The Government of the Bahamas returned a group of 130 irregular migrants to Havana on Wednesday, reported the Ministry of the Interior (MININT).
The group made up of 107 men, 22 women and one minor was returned to Cuba by air, in the fourth operation of its kind carried out by the Bahamas this year under the agreements signed between both nations.
The day before, a group of 16 rafters from two illegal departures was also handed over to the Cuban authorities by the United States Coast Guard Service (SGC), according to state media.
So far in 2023, more than 2,200 irregular migrants from Mexico, the Bahamas, the Cayman Islands and the United States have been returned to Cuba.

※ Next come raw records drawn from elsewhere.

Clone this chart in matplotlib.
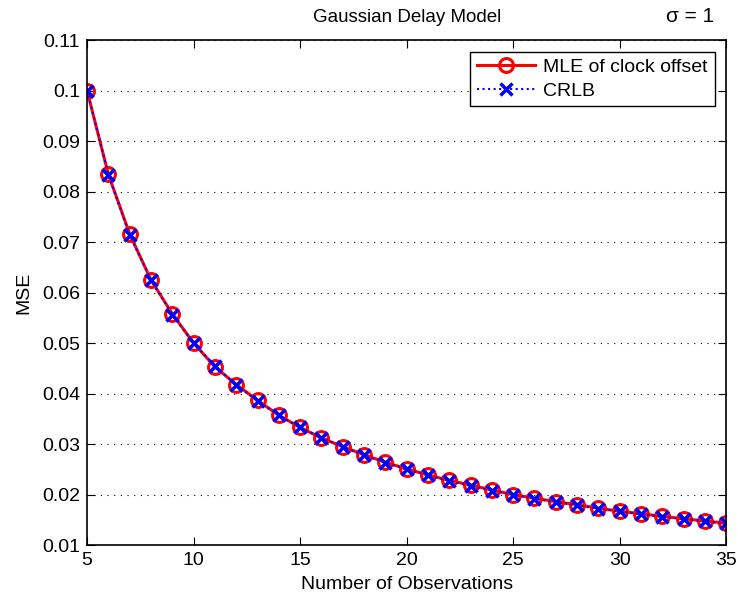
import matplotlib
matplotlib.use('Agg')
import matplotlib.pyplot as plt

plt.rcParams['font.family'] = ['Liberation Sans', 'DejaVu Sans']

# data
n_obs = [5, 6, 7, 8, 9, 10, 11, 12, 13, 14, 15, 16, 17, 18, 19, 20,
         21, 22, 23, 24, 25, 26, 27, 28, 29, 30, 31, 32, 33, 34, 35]
crlb = [0.1000, 0.0833, 0.0714, 0.0625, 0.0556, 0.0500, 0.0455, 0.0417,
        0.0385, 0.0357, 0.0333, 0.0313, 0.0294, 0.0278, 0.0263, 0.0250,
        0.0238, 0.0227, 0.0217, 0.0208, 0.0200, 0.0192, 0.0185, 0.0179,
        0.0172, 0.0167, 0.0161, 0.0156, 0.0152, 0.0147, 0.0143]
mle = [0.1000, 0.0834, 0.0716, 0.0625, 0.0558, 0.0500, 0.0453, 0.0418,
       0.0387, 0.0357, 0.0333, 0.0312, 0.0295, 0.0279, 0.0264, 0.0251,
       0.0239, 0.0228, 0.0219, 0.0209, 0.0200, 0.0193, 0.0186, 0.0180,
       0.0173, 0.0167, 0.0162, 0.0157, 0.0152, 0.0148, 0.0143]

fig = plt.figure(figsize=(7.38, 5.99), dpi=100)
ax = fig.add_axes([0.118, 0.090, 0.866, 0.843])

ax.plot(n_obs, mle, color='red', lw=2.2, marker='o', ms=10, mfc='none',
        mew=2.2, label='MLE of clock offset')
ax.plot(n_obs, crlb, color='blue', lw=1.5, ls=':', marker='x', ms=9,
        mew=2.5, label='CRLB')

ax.set_xlim(5, 35)
ax.set_ylim(0.01, 0.11)
ax.set_xticks([5, 10, 15, 20, 25, 30, 35])
ax.set_yticks([0.01, 0.02, 0.03, 0.04, 0.05, 0.06, 0.07, 0.08, 0.09, 0.10, 0.11])
ax.set_yticklabels(['0.01', '0.02', '0.03', '0.04', '0.05', '0.06', '0.07',
                    '0.08', '0.09', '0.1', '0.11'])
ax.yaxis.grid(True, ls=(0, (1, 5)), color='black', lw=0.8)
ax.tick_params(direction='in', top=True, right=True, labelsize=14, length=6,
               pad=5)
for s in ax.spines.values():
    s.set_linewidth(1.2)

ax.set_xlabel('Number of Observations', fontsize=14, labelpad=5)
ax.set_ylabel('MSE', fontsize=14, labelpad=7)
ax.set_title('Gaussian Delay Model', fontsize=13.5, pad=13)
fig.text(0.935, 0.972, 'σ = 1', fontsize=15, ha='center', va='center')

leg = ax.legend(loc='upper right', fontsize=14, fancybox=False,
                edgecolor='black', framealpha=1, borderaxespad=0.6,
                handlelength=3.0, borderpad=0.35, labelspacing=0.3,
                handletextpad=0.4)
leg.get_frame().set_linewidth(1.0)

fig.savefig('out.png', dpi=100)
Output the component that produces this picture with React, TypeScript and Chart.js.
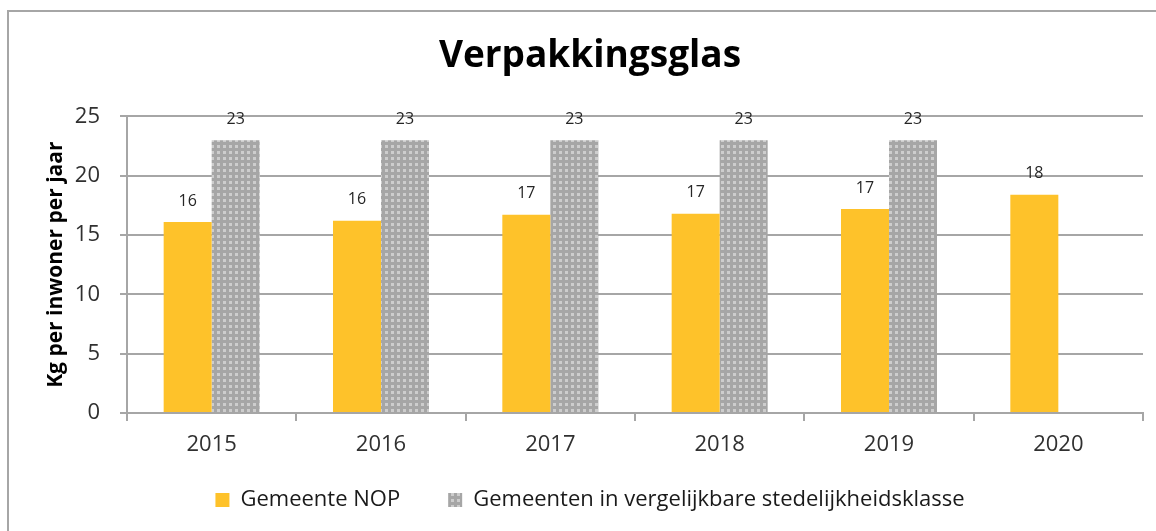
import React, { useEffect, useRef } from "react";
import { Chart, registerables } from "chart.js";

Chart.register(...registerables);

const TITLE = "Verpakkingsglas";
const Y_TITLE = "Kg per inwoner per jaar";
const YEARS = ["2015", "2016", "2017", "2018", "2019", "2020"];
const NOP_LABEL = "Gemeente NOP";
const NOP_VALUES = [16.1, 16.2, 16.7, 16.8, 17.2, 18.4];
const CLASS_LABEL = "Gemeenten in vergelijkbare stedelijkheidsklasse";
const CLASS_VALUES: (number | null)[] = [23, 23, 23, 23, 23, null];
const Y_MIN = 0;
const Y_MAX = 25;
const Y_STEP = 5;

const FONT = "'Open Sans', 'Liberation Sans', sans-serif";
const GRID = "#a6a6a6";

function makePattern(): CanvasPattern | string {
  const c = document.createElement("canvas");
  c.width = 6;
  c.height = 6;
  const x = c.getContext("2d");
  if (!x) return "#b0b0b0";
  x.fillStyle = "#a6a6a6";
  x.fillRect(0, 0, 6, 6);
  x.fillStyle = "#cdcdcd";
  x.fillRect(1, 1, 3, 3);
  const p = x.createPattern(c, "repeat");
  return p || "#b0b0b0";
}

const framePlugin = {
  id: "frame",
  beforeDraw(chart: any) {
    const ctx = chart.ctx;
    ctx.save();
    ctx.fillStyle = "#a6a6a6";
    ctx.fillRect(7, 10, chart.width, 2);
    ctx.fillRect(7, 10, 2, chart.height);
    ctx.restore();
  },
};

// let the x-axis labels extend below the (shortened) axis box without being clipped
const unclipX = {
  id: "unclipX",
  afterLayout(chart: any) {
    const x = chart.scales.x;
    if (x) x.bottom = chart.height;
  },
};

const valueLabels = {
  id: "valueLabels",
  afterDatasetsDraw(chart: any) {
    const ctx = chart.ctx;
    ctx.save();
    ctx.font = `16px ${FONT}`;
    ctx.fillStyle = "#262626";
    ctx.textAlign = "center";
    ctx.textBaseline = "middle";
    chart.data.datasets.forEach((ds: any, i: number) => {
      const meta = chart.getDatasetMeta(i);
      meta.data.forEach((el: any, j: number) => {
        const v = ds.data[j];
        if (v === null || v === undefined) return;
        ctx.fillText(String(Math.round(v)), el.x, el.y - 21);
      });
    });
    ctx.restore();
  },
};

export default function App() {
  const ref = useRef<HTMLCanvasElement>(null);
  useEffect(() => {
    if (!ref.current) return;
    const pattern = makePattern();
    const chart = new Chart(ref.current, {
      type: "bar",
      data: {
        labels: YEARS,
        datasets: [
          {
            label: NOP_LABEL,
            data: NOP_VALUES,
            backgroundColor: "#fec22a",
            borderWidth: 0,
            categoryPercentage: 0.567,
            barPercentage: 1,
          },
          {
            label: CLASS_LABEL,
            data: CLASS_VALUES,
            backgroundColor: pattern as any,
            borderWidth: 0,
            categoryPercentage: 0.567,
            barPercentage: 1,
          },
        ],
      },
      options: {
        responsive: false,
        animation: false,
        layout: { padding: { left: 37, right: 13, top: 0, bottom: 10 } },
        plugins: {
          title: {
            display: true,
            text: TITLE,
            color: "#000000",
            font: { family: FONT, size: 37, weight: "bold" },
            padding: { top: 34, bottom: 38 },
          },
          legend: {
            position: "bottom",
            labels: {
              boxWidth: 14,
              boxHeight: 14,
              padding: 48,
              color: "#1a1a1a",
              font: { family: FONT, size: 22 },
            },
          },
          tooltip: { enabled: false },
        },
        scales: {
          x: {
            grid: {
              display: true,
              drawOnChartArea: false,
              drawTicks: true,
              offset: true,
              tickLength: 8,
              color: GRID,
              lineWidth: 2,
            },
            border: { display: true, color: GRID, width: 2 },
            ticks: {
              color: "#303030",
              font: { family: FONT, size: 22 },
              padding: 11,
            },
            afterFit(scale: any) {
              scale.height = 28;
            },
          },
          y: {
            min: Y_MIN,
            max: Y_MAX,
            grid: {
              color: GRID,
              lineWidth: 2,
              drawTicks: true,
              tickLength: 7,
            },
            border: { display: true, color: GRID, width: 2 },
            ticks: {
              stepSize: Y_STEP,
              color: "#303030",
              font: { family: FONT, size: 22 },
              padding: 20,
            },
            title: {
              display: true,
              text: Y_TITLE,
              color: "#000000",
              font: { family: FONT, size: 21, weight: "bold" },
              padding: { top: 6, bottom: 0 },
            },
            afterFit(scale: any) {
              scale.width = 90;
            },
          },
        },
      },
      plugins: [framePlugin, unclipX, valueLabels],
    });
    return () => chart.destroy();
  }, []);
  return (
    <div style={{ position: "fixed", left: 0, top: 0, width: 1156, height: 531, background: "#ffffff" }}>
      <canvas ref={ref} width={1156} height={531} style={{ display: "block" }} />
    </div>
  );
}
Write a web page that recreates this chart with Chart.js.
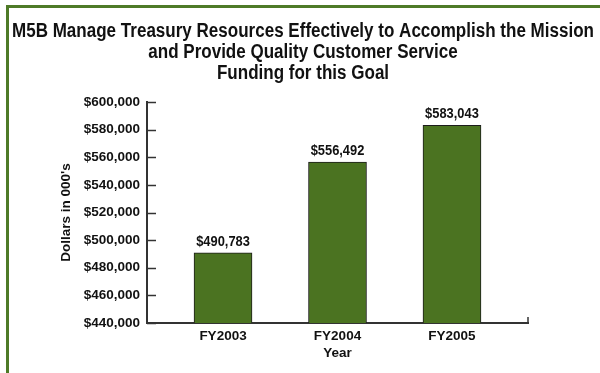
<!DOCTYPE html>
<html>
<head>
<meta charset="utf-8">
<script src="https://cdn.jsdelivr.net/npm/chart.js@4"></script>
<style>
  html, body { margin: 0; padding: 0; background: #fff; }
  #wrap { position: relative; width: 600px; height: 373px; overflow: hidden; }
  #frame {
    position: absolute; left: 6px; top: 5px; width: 700px; height: 500px;
    border-top: 3px solid #4e7a27; border-left: 3px solid #4e7a27;
  }
  #c { position: absolute; left: 0; top: 0; }
</style>
</head>
<body>
<div id="wrap">
  <div id="frame"></div>
  <canvas id="c" width="600" height="373"></canvas>
</div>
<script>
const titleLines = [
  'M5B Manage Treasury Resources Effectively to Accomplish the Mission',
  'and Provide Quality Customer Service',
  'Funding for this Goal'
];
const years = ['FY2003', 'FY2004', 'FY2005'];
const funding = [490783, 556492, 583043];
const yMin = 440000, yMax = 600000, yStep = 20000;

const FONT = "'Liberation Sans', Arial, sans-serif";

// draw text squeezed horizontally to look like the condensed face of the original
function narrowText(ctx, text, x, y, squeeze) {
  ctx.save();
  ctx.translate(x, y);
  ctx.scale(squeeze, 1);
  ctx.fillText(text, 0, 0);
  ctx.restore();
}

// title, value labels and inward tick marks
const extras = {
  id: 'extras',
  afterDraw(chart) {
    const ctx = chart.ctx;
    const area = chart.chartArea;
    const y = chart.scales.y;
    ctx.save();

    ctx.fillStyle = '#111';
    ctx.textAlign = 'center';
    ctx.textBaseline = 'middle';
    ctx.font = 'bold 19.5px ' + FONT;
    const sq = 582 / ctx.measureText(titleLines[0]).width;
    narrowText(ctx, titleLines[0], 303, 32, sq);
    narrowText(ctx, titleLines[1], 303, 53, sq);
    narrowText(ctx, titleLines[2], 303, 74, sq);

    ctx.font = 'bold 14px ' + FONT;
    ctx.textBaseline = 'alphabetic';
    chart.getDatasetMeta(0).data.forEach((bar, i) => {
      narrowText(ctx, '$' + funding[i].toLocaleString('en-US'), bar.x, bar.y - 7, 0.92);
    });

    ctx.strokeStyle = '#333';
    ctx.lineWidth = 1.5;
    y.ticks.forEach(t => {
      const py = Math.round(y.getPixelForValue(t.value)) + 0.5;
      ctx.beginPath();
      ctx.moveTo(area.left, py);
      ctx.lineTo(area.left + 9, py);
      ctx.stroke();
    });
    ctx.beginPath();
    ctx.moveTo(area.right, area.bottom);
    ctx.lineTo(area.right, area.bottom - 6);
    ctx.stroke();
    ctx.restore();
  }
};

new Chart(document.getElementById('c'), {
  type: 'bar',
  data: {
    datasets: [{
      data: funding.map((v, i) => ({ x: i, y: v })),
      backgroundColor: '#4b7321',
      borderColor: '#1c1c1c',
      borderWidth: 1,
      barThickness: 58
    }]
  },
  options: {
    responsive: false,
    animation: false,
    layout: { padding: { top: 102, left: 50, right: 72, bottom: 0 } },
    plugins: { legend: { display: false }, tooltip: { enabled: false } },
    scales: {
      x: {
        type: 'linear',
        offset: false,
        min: -0.664, max: 2.664,
        afterBuildTicks: axis => { axis.ticks = years.map((_, i) => ({ value: i })); },
        afterFit: axis => { axis.height = 50; },
        grid: { display: false, drawTicks: false },
        border: { display: true, color: '#333', width: 2 },
        ticks: {
          callback: v => years[v] || '',
          color: '#111', padding: 5, maxRotation: 0,
          font: { family: FONT, size: 13.5, weight: 'bold' }
        },
        title: {
          display: true, text: 'Year', color: '#111',
          padding: { top: 0, bottom: 12 },
          font: { family: FONT, size: 13.5, weight: 'bold' }
        }
      },
      y: {
        min: yMin, max: yMax,
        afterFit: axis => { axis.width = 97; },
        grid: { display: false, drawTicks: false },
        border: { display: true, color: '#333', width: 2 },
        ticks: {
          stepSize: yStep, color: '#111', padding: 7,
          callback: v => '$' + v.toLocaleString('en-US'),
          font: { family: FONT, size: 13.5, weight: 'bold' }
        },
        title: {
          display: true, text: "Dollars in 000's", color: '#111',
          padding: { top: 8, bottom: 0 },
          font: { family: FONT, size: 13.5, weight: 'bold' }
        }
      }
    }
  },
  plugins: [extras]
});
</script>
</body>
</html>
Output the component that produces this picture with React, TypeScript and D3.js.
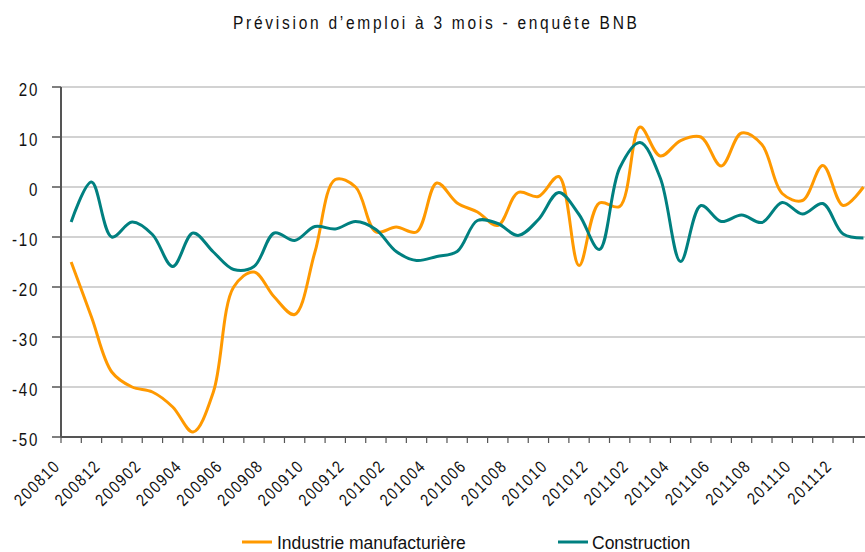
import React, { useEffect, useRef } from 'react';
import * as d3 from 'd3';

// months shown on the category axis
const months = [
  '200810', '200811', '200812', '200901', '200902', '200903', '200904', '200905',
  '200906', '200907', '200908', '200909', '200910', '200911', '200912', '201001',
  '201002', '201003', '201004', '201005', '201006', '201007', '201008', '201009',
  '201010', '201011', '201012', '201101', '201102', '201103', '201104', '201105',
  '201106', '201107', '201108', '201109', '201110', '201111', '201112', '201201',
];

// Industrie manufacturière
const industrie = [
  -15, -26, -37, -40, -41, -44, -49, -41, -20, -17,
  -22, -25.5, -13, 1.5, 0, -9, -8, -9, 0.8, -3.2,
  -5, -7.7, -1.1, -1.9, 2.1, -15.7, -3.2, -3.9, 12, 6.2,
  9.3, 10, 4.2, 10.8, 8.5, -1.3, -2.7, 4.3, -3.7, 0,
];

// Construction
const construction = [
  -7, 1, -10, -7, -9.5, -15.9, -9.2, -13, -16.5, -15.9,
  -9.2, -10.7, -7.9, -8.4, -6.9, -8.5, -12.9, -14.7, -13.9, -12.9,
  -6.7, -7.3, -9.7, -6.5, -1.1, -5.5, -12.5, 3.8, 8.9, 1.8,
  -14.9, -3.7, -6.9, -5.6, -7.1, -3.1, -5.4, -3.3, -9.4, -10.2,
];

const yTicks = [20, 10, 0, -10, -20, -30, -40, -50];

const series = [
  { name: 'Industrie manufacturière', values: industrie, color: '#FF9900' },
  { name: 'Construction', values: construction, color: '#008080' },
];

const W = 865;
const H = 552;

const App: React.FC = () => {
  const svgRef = useRef<SVGSVGElement>(null);

  useEffect(() => {
    if (!svgRef.current) return;
    const svg = d3.select(svgRef.current);
    svg.selectAll('*').remove();

    const left = 61;
    const step = 20.315;
    const x = d3.scaleBand<string>()
      .domain(months)
      .range([left, left + months.length * step])
      .paddingInner(0)
      .paddingOuter(0);
    const cx = (m: string) => (x(m) || 0) + x.bandwidth() / 2;

    const y = d3.scaleLinear().domain([-50, 20]).range([437, 87]);

    const font = '"Liberation Sans", Arial, sans-serif';
    const squeeze = 0.84; // fake a narrow face

    // title
    svg.append('text')
      .attr('transform', `translate(435,29) scale(${squeeze},1)`)
      .attr('text-anchor', 'middle')
      .attr('font-family', font)
      .attr('font-size', 18.5)
      .attr('textLength', 404 / squeeze)
      .attr('lengthAdjust', 'spacing')
      .attr('fill', '#111')
      .text('Prévision d\u2019emploi à 3 mois - enquête BNB');

    // gridlines
    svg.append('g')
      .selectAll('line')
      .data(yTicks.filter(t => t !== -50))
      .join('line')
      .attr('x1', left)
      .attr('x2', W)
      .attr('y1', d => y(d))
      .attr('y2', d => y(d))
      .attr('stroke', '#a6a6a6')
      .attr('stroke-width', 1.2);

    // y axis
    const ya = svg.append('g');
    ya.append('line')
      .attr('x1', left).attr('x2', left)
      .attr('y1', y(20)).attr('y2', y(-50))
      .attr('stroke', '#555').attr('stroke-width', 2);
    ya.selectAll('line.tick')
      .data(yTicks)
      .join('line')
      .attr('class', 'tick')
      .attr('x1', left - 9).attr('x2', left)
      .attr('y1', d => y(d)).attr('y2', d => y(d))
      .attr('stroke', '#555').attr('stroke-width', 1.5);
    ya.selectAll('text')
      .data(yTicks)
      .join('text')
      .attr('transform', d => `translate(39,${y(d) + 8.8}) scale(${squeeze},1)`)
      .attr('text-anchor', 'end')
      .attr('font-family', font)
      .attr('font-size', 18)
      .attr('letter-spacing', 2)
      .attr('fill', '#111')
      .text(d => String(d));

    // x axis
    const xa = svg.append('g');
    xa.append('line')
      .attr('x1', left).attr('x2', W)
      .attr('y1', y(-50)).attr('y2', y(-50))
      .attr('stroke', '#555').attr('stroke-width', 2);
    xa.selectAll('line.tick')
      .data(d3.range(months.length + 1))
      .join('line')
      .attr('class', 'tick')
      .attr('x1', i => left + i * step).attr('x2', i => left + i * step)
      .attr('y1', y(-50)).attr('y2', y(-50) + 6)
      .attr('stroke', '#555').attr('stroke-width', 1.2);
    // rotated month labels: outer group rotates, inner one squeezes
    const xl = xa.selectAll('g.lab')
      .data(months.filter((_, i) => i % 2 === 0))
      .join('g')
      .attr('class', 'lab')
      .attr('transform', m => `translate(${cx(m) - 10},467) rotate(-45)`);
    xl.append('text')
      .attr('transform', `scale(${squeeze},1)`)
      .attr('text-anchor', 'end')
      .attr('font-family', font)
      .attr('font-size', 17)
      .attr('letter-spacing', 1.8)
      .attr('fill', '#111')
      .text(m => m);

    // lines
    const line = d3.line<number>()
      .x((_, i) => cx(months[i]))
      .y(d => y(d))
      .curve(d3.curveCatmullRom.alpha(0.5));

    svg.append('g')
      .selectAll('path')
      .data(series)
      .join('path')
      .attr('d', s => line(s.values))
      .attr('fill', 'none')
      .attr('stroke', s => s.color)
      .attr('stroke-width', 3);

    // legend
    const legendPos = [
      { lx: 242, tx: 277 },
      { lx: 558, tx: 592 },
    ];
    const lg = svg.append('g');
    series.forEach((s, i) => {
      const p = legendPos[i];
      lg.append('line')
        .attr('x1', p.lx).attr('x2', p.lx + 30)
        .attr('y1', 542).attr('y2', 542)
        .attr('stroke', s.color).attr('stroke-width', 3);
      lg.append('text')
        .attr('x', p.tx)
        .attr('y', 549)
        .attr('font-family', font)
        .attr('font-size', 17.5)
        .attr('fill', '#111')
        .text(s.name);
    });
  }, []);

  return (
    <svg
      ref={svgRef}
      width={W}
      height={H}
      style={{ position: 'absolute', left: 0, top: 0, background: '#fff' }}
    />
  );
};

export default App;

Cuba maintains that it maintains its commitment “to a regular, safe and orderly migration” and insists on “the danger and risk conditions for life that illegal departures from the country by sea represent.”
For several months now, the United States has seen record numbers of migrants trying to cross irregularly at its southern border, motivated, for the most part, by a new unprecedented migratory exodus from Cuba, Nicaragua and Venezuela.
In the case of Cuba, a total of 224,607 citizens arrived at the southern US border in fiscal year 2022 –between October 1, 2021 and September 30, 2022–, according to the Customs and Border Protection Office of said nation.
The Government of Washington implemented at the beginning of this year a policy to welcome 30,000 migrants per month from Venezuela, Haiti, Cuba and Nicaragua.
In parallel, it will immediately expel migrants from those countries who try to cross into its territory irregularly to Mexico.
Mexico, for its part, agreed to admit 30,000 migrants a month who are expelled from US territory.